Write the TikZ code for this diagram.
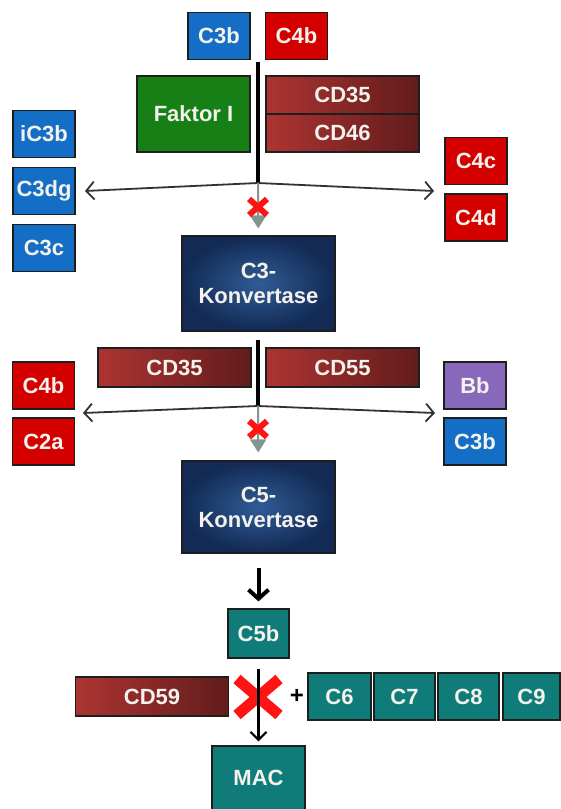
\documentclass[tikz,border=0pt]{standalone}
\usepackage{fontspec}
\setmainfont{Liberation Sans}
\usetikzlibrary{arrows.meta}

\definecolor{boxline}{RGB}{30,30,30}
\definecolor{boxtext}{RGB}{244,242,236}
\definecolor{cblue}{RGB}{20,110,198}
\definecolor{cred}{RGB}{212,0,0}
\definecolor{fgreen}{RGB}{22,128,22}
\definecolor{cteal}{RGB}{16,124,122}
\definecolor{cpurple}{RGB}{136,104,186}
\definecolor{cdlight}{RGB}{172,52,50}
\definecolor{cddark}{RGB}{98,28,28}
\definecolor{konvin}{RGB}{48,92,150}
\definecolor{konvout}{RGB}{18,42,84}
\definecolor{markgrey}{RGB}{130,150,140}
\definecolor{xred}{RGB}{255,20,20}
\definecolor{splitgrey}{RGB}{50,50,50}

\begin{document}
\begin{tikzpicture}[x=1pt, y=-1pt,
  prot/.style={draw=boxline, line width=1.2pt, minimum width=62pt, minimum height=47pt, inner sep=0pt, text=boxtext, font=\bfseries\fontsize{22}{25}\selectfont},
  regul/.style={prot, minimum width=153pt, minimum height=39pt, left color=cdlight, right color=cddark},
  konv/.style={prot, minimum width=153pt, align=center, inner color=konvin, outer color=konvout},
  split/.style={splitgrey, line width=1.8pt, -{Straight Barb[length=8pt,width=18pt]}},
  stem/.style={black, line width=4pt}]
\useasboundingbox (0,0) rectangle (561,809);

% top: C3b / C4b and their inactivation
\node[prot, fill=cblue] (c3btop) at (219,36) {C3b};
\node[prot, fill=cred] (c4btop) at (296.5,36) {C4b};
\node[prot, fill=fgreen, minimum width=113pt, minimum height=76pt] (faktor) at (193.5,114) {Faktor I};
\node[regul, minimum height=38pt] (cd35a) at (342.5,95) {CD35};
\node[regul, minimum height=38pt] (cd46) at (342.5,133) {CD46};

\node[prot, fill=cblue] (ic3b) at (44,134) {iC3b};
\node[prot, fill=cblue] (c3dg) at (44,191) {C3dg};
\node[prot, fill=cblue] (c3c) at (44,248) {C3c};
\node[prot, fill=cred] (c4c) at (476,161) {C4c};
\node[prot, fill=cred] (c4d) at (476,217.5) {C4d};

\coordinate (t1) at (258,62);
\coordinate (j1) at (258,183);
\coordinate (l1) at (85,191);
\coordinate (r1) at (434,191);
\draw[stem] (t1) -- (j1);
\draw[split] (j1) -- (l1);
\draw[split] (j1) -- (r1);

\node[konv] (c3konv) at (258.5,283.5) [minimum height=95pt] {C3-\\Konvertase};
\draw[markgrey, line width=2pt, shorten >=7pt, -{Triangle[length=13pt,width=16pt]}] (j1) -- (c3konv);
\draw[xred, line width=6pt] (249,199) -- (267,215) (267,199) -- (249,215);

% middle: C3-Konvertase cleaved
\node[regul] (cd35b) at (174.5,367.5) {CD35};
\node[regul] (cd55) at (342.5,367.5) {CD55};
\node[prot, fill=cred] (c4bmid) at (43.5,385.5) {C4b};
\node[prot, fill=cred] (c2a) at (43.5,441.5) {C2a};
\node[prot, fill=cpurple] (bb) at (475,385.5) {Bb};
\node[prot, fill=cblue] (c3bmid) at (475,441.5) {C3b};

\coordinate (t2) at (258,340);
\coordinate (j2) at (258,406);
\coordinate (l2) at (83,413);
\coordinate (r2) at (435,413);
\draw[stem] (t2) -- (j2);
\draw[split] (j2) -- (l2);
\draw[split] (j2) -- (r2);

\node[konv] (c5konv) at (258.5,507) [minimum height=92pt] {C5-\\Konvertase};
\draw[markgrey, line width=2pt, shorten >=8pt, -{Triangle[length=13pt,width=16pt]}] (j2) -- (c5konv);
\draw[xred, line width=6pt] (249,421) -- (267,437) (267,421) -- (249,437);

% bottom: C5b and MAC
\node[prot, fill=cteal, minimum width=61pt, minimum height=49pt] (c5b) at (258.5,633.5) {C5b};
\draw[black, line width=4pt, shorten <=14pt, shorten >=7pt, -{Straight Barb[length=9pt,width=20pt]}] (c5konv) -- (c5b);

\node[regul] (cd59) at (152,696.5) {CD59};
\node[prot, fill=cteal, minimum width=63pt] (c6) at (339.5,696.5) {C6};
\node[prot, fill=cteal, minimum width=61pt] (c7) at (404.5,696.5) {C7};
\node[prot, fill=cteal, minimum width=61pt] (c8) at (468.5,696.5) {C8};
\node[prot, fill=cteal, minimum width=57pt] (c9) at (531.5,696.5) {C9};
\node[font=\bfseries\fontsize{24}{25}\selectfont] (plus) at (297,696) {+};

\node[prot, fill=cteal, minimum width=93pt, minimum height=64pt] (mac) at (258.5,778) {MAC};
\draw[xred, line width=11pt] (237,679) -- (279,715) (279,679) -- (237,715);
\draw[black, line width=2.2pt, shorten <=10pt, shorten >=4pt, -{Straight Barb[length=8pt,width=16pt]}] (c5b) -- (mac);
\end{tikzpicture}
\end{document}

#### WHAT THIS TASK INVOLVES
Using the data above, print every line exactly, omitting pictures.

#### SOLUTION FOR THIS TASK
Write the TikZ code for this diagram.
\documentclass[tikz,border=0pt]{standalone}
\usepackage{fontspec}
\setmainfont{Liberation Sans}
\usetikzlibrary{arrows.meta}

\definecolor{boxline}{RGB}{30,30,30}
\definecolor{boxtext}{RGB}{244,242,236}
\definecolor{cblue}{RGB}{20,110,198}
\definecolor{cred}{RGB}{212,0,0}
\definecolor{fgreen}{RGB}{22,128,22}
\definecolor{cteal}{RGB}{16,124,122}
\definecolor{cpurple}{RGB}{136,104,186}
\definecolor{cdlight}{RGB}{172,52,50}
\definecolor{cddark}{RGB}{98,28,28}
\definecolor{konvin}{RGB}{48,92,150}
\definecolor{konvout}{RGB}{18,42,84}
\definecolor{markgrey}{RGB}{130,150,140}
\definecolor{xred}{RGB}{255,20,20}
\definecolor{splitgrey}{RGB}{50,50,50}

\begin{document}
\begin{tikzpicture}[x=1pt, y=-1pt,
  prot/.style={draw=boxline, line width=1.2pt, minimum width=62pt, minimum height=47pt, inner sep=0pt, text=boxtext, font=\bfseries\fontsize{22}{25}\selectfont},
  regul/.style={prot, minimum width=153pt, minimum height=39pt, left color=cdlight, right color=cddark},
  konv/.style={prot, minimum width=153pt, align=center, inner color=konvin, outer color=konvout},
  split/.style={splitgrey, line width=1.8pt, -{Straight Barb[length=8pt,width=18pt]}},
  stem/.style={black, line width=4pt}]
\useasboundingbox (0,0) rectangle (561,809);

% top: C3b / C4b and their inactivation
\node[prot, fill=cblue] (c3btop) at (219,36) {C3b};
\node[prot, fill=cred] (c4btop) at (296.5,36) {C4b};
\node[prot, fill=fgreen, minimum width=113pt, minimum height=76pt] (faktor) at (193.5,114) {Faktor I};
\node[regul, minimum height=38pt] (cd35a) at (342.5,95) {CD35};
\node[regul, minimum height=38pt] (cd46) at (342.5,133) {CD46};

\node[prot, fill=cblue] (ic3b) at (44,134) {iC3b};
\node[prot, fill=cblue] (c3dg) at (44,191) {C3dg};
\node[prot, fill=cblue] (c3c) at (44,248) {C3c};
\node[prot, fill=cred] (c4c) at (476,161) {C4c};
\node[prot, fill=cred] (c4d) at (476,217.5) {C4d};

\coordinate (t1) at (258,62);
\coordinate (j1) at (258,183);
\coordinate (l1) at (85,191);
\coordinate (r1) at (434,191);
\draw[stem] (t1) -- (j1);
\draw[split] (j1) -- (l1);
\draw[split] (j1) -- (r1);

\node[konv] (c3konv) at (258.5,283.5) [minimum height=95pt] {C3-\\Konvertase};
\draw[markgrey, line width=2pt, shorten >=7pt, -{Triangle[length=13pt,width=16pt]}] (j1) -- (c3konv);
\draw[xred, line width=6pt] (249,199) -- (267,215) (267,199) -- (249,215);

% middle: C3-Konvertase cleaved
\node[regul] (cd35b) at (174.5,367.5) {CD35};
\node[regul] (cd55) at (342.5,367.5) {CD55};
\node[prot, fill=cred] (c4bmid) at (43.5,385.5) {C4b};
\node[prot, fill=cred] (c2a) at (43.5,441.5) {C2a};
\node[prot, fill=cpurple] (bb) at (475,385.5) {Bb};
\node[prot, fill=cblue] (c3bmid) at (475,441.5) {C3b};

\coordinate (t2) at (258,340);
\coordinate (j2) at (258,406);
\coordinate (l2) at (83,413);
\coordinate (r2) at (435,413);
\draw[stem] (t2) -- (j2);
\draw[split] (j2) -- (l2);
\draw[split] (j2) -- (r2);

\node[konv] (c5konv) at (258.5,507) [minimum height=92pt] {C5-\\Konvertase};
\draw[markgrey, line width=2pt, shorten >=8pt, -{Triangle[length=13pt,width=16pt]}] (j2) -- (c5konv);
\draw[xred, line width=6pt] (249,421) -- (267,437) (267,421) -- (249,437);

% bottom: C5b and MAC
\node[prot, fill=cteal, minimum width=61pt, minimum height=49pt] (c5b) at (258.5,633.5) {C5b};
\draw[black, line width=4pt, shorten <=14pt, shorten >=7pt, -{Straight Barb[length=9pt,width=20pt]}] (c5konv) -- (c5b);

\node[regul] (cd59) at (152,696.5) {CD59};
\node[prot, fill=cteal, minimum width=63pt] (c6) at (339.5,696.5) {C6};
\node[prot, fill=cteal, minimum width=61pt] (c7) at (404.5,696.5) {C7};
\node[prot, fill=cteal, minimum width=61pt] (c8) at (468.5,696.5) {C8};
\node[prot, fill=cteal, minimum width=57pt] (c9) at (531.5,696.5) {C9};
\node[font=\bfseries\fontsize{24}{25}\selectfont] (plus) at (297,696) {+};

\node[prot, fill=cteal, minimum width=93pt, minimum height=64pt] (mac) at (258.5,778) {MAC};
\draw[xred, line width=11pt] (237,679) -- (279,715) (279,679) -- (237,715);
\draw[black, line width=2.2pt, shorten <=10pt, shorten >=4pt, -{Straight Barb[length=8pt,width=16pt]}] (c5b) -- (mac);
\end{tikzpicture}
\end{document}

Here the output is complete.